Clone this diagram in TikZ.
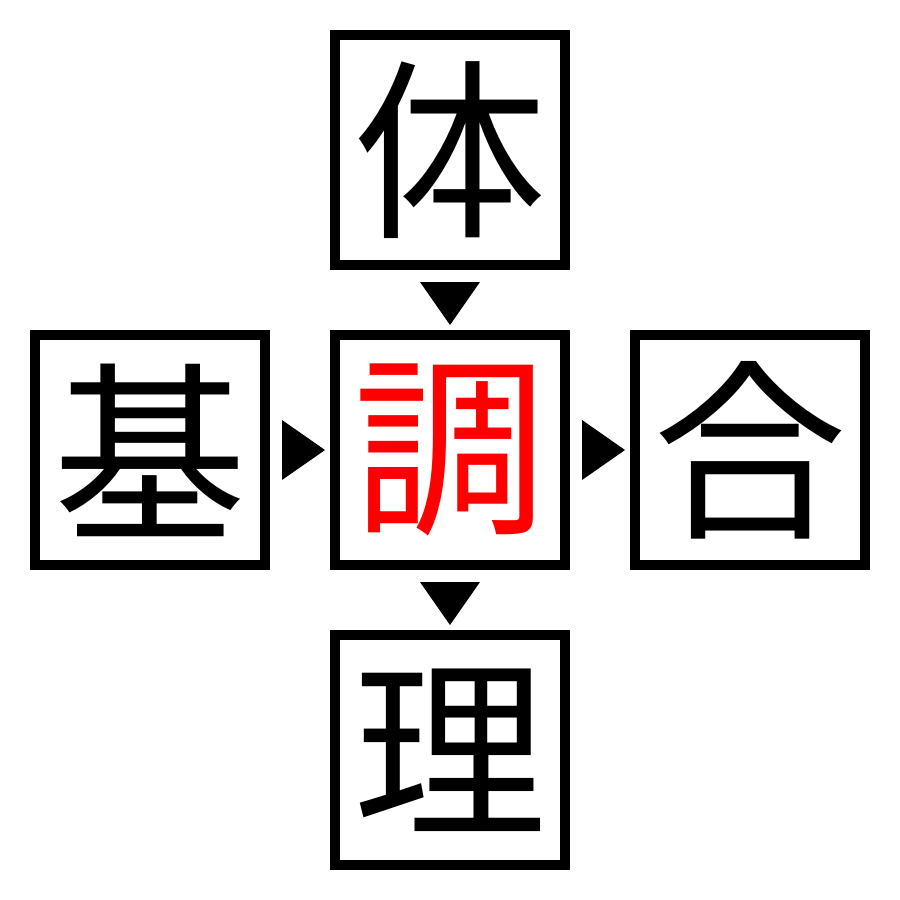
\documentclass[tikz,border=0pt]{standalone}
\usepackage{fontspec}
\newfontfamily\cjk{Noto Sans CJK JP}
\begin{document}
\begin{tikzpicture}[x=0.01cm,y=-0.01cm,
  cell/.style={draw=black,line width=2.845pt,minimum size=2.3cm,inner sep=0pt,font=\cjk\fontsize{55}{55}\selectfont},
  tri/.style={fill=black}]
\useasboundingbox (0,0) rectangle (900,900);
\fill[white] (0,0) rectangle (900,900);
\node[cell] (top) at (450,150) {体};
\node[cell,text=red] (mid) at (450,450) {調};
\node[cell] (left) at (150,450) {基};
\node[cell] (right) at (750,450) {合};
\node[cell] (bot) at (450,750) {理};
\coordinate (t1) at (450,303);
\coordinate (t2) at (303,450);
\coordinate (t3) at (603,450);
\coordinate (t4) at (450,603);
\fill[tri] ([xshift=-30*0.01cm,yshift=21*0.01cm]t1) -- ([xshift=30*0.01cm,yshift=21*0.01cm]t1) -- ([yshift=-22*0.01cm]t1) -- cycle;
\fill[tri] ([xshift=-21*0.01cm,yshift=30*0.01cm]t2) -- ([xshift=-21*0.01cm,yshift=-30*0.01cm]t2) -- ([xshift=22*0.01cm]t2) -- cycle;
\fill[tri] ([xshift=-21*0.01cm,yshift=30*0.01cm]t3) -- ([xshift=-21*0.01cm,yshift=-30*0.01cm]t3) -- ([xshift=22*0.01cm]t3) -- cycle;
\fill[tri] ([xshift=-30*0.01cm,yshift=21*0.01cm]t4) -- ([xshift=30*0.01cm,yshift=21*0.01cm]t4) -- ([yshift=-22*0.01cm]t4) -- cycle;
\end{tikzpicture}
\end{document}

DO THIS.
Reproduce the whole listing exactly, but not the images in it.

EXPECTED ANSWER.
Clone this diagram in TikZ.
\documentclass[tikz,border=0pt]{standalone}
\usepackage{fontspec}
\newfontfamily\cjk{Noto Sans CJK JP}
\begin{document}
\begin{tikzpicture}[x=0.01cm,y=-0.01cm,
  cell/.style={draw=black,line width=2.845pt,minimum size=2.3cm,inner sep=0pt,font=\cjk\fontsize{55}{55}\selectfont},
  tri/.style={fill=black}]
\useasboundingbox (0,0) rectangle (900,900);
\fill[white] (0,0) rectangle (900,900);
\node[cell] (top) at (450,150) {体};
\node[cell,text=red] (mid) at (450,450) {調};
\node[cell] (left) at (150,450) {基};
\node[cell] (right) at (750,450) {合};
\node[cell] (bot) at (450,750) {理};
\coordinate (t1) at (450,303);
\coordinate (t2) at (303,450);
\coordinate (t3) at (603,450);
\coordinate (t4) at (450,603);
\fill[tri] ([xshift=-30*0.01cm,yshift=21*0.01cm]t1) -- ([xshift=30*0.01cm,yshift=21*0.01cm]t1) -- ([yshift=-22*0.01cm]t1) -- cycle;
\fill[tri] ([xshift=-21*0.01cm,yshift=30*0.01cm]t2) -- ([xshift=-21*0.01cm,yshift=-30*0.01cm]t2) -- ([xshift=22*0.01cm]t2) -- cycle;
\fill[tri] ([xshift=-21*0.01cm,yshift=30*0.01cm]t3) -- ([xshift=-21*0.01cm,yshift=-30*0.01cm]t3) -- ([xshift=22*0.01cm]t3) -- cycle;
\fill[tri] ([xshift=-30*0.01cm,yshift=21*0.01cm]t4) -- ([xshift=30*0.01cm,yshift=21*0.01cm]t4) -- ([yshift=-22*0.01cm]t4) -- cycle;
\end{tikzpicture}
\end{document}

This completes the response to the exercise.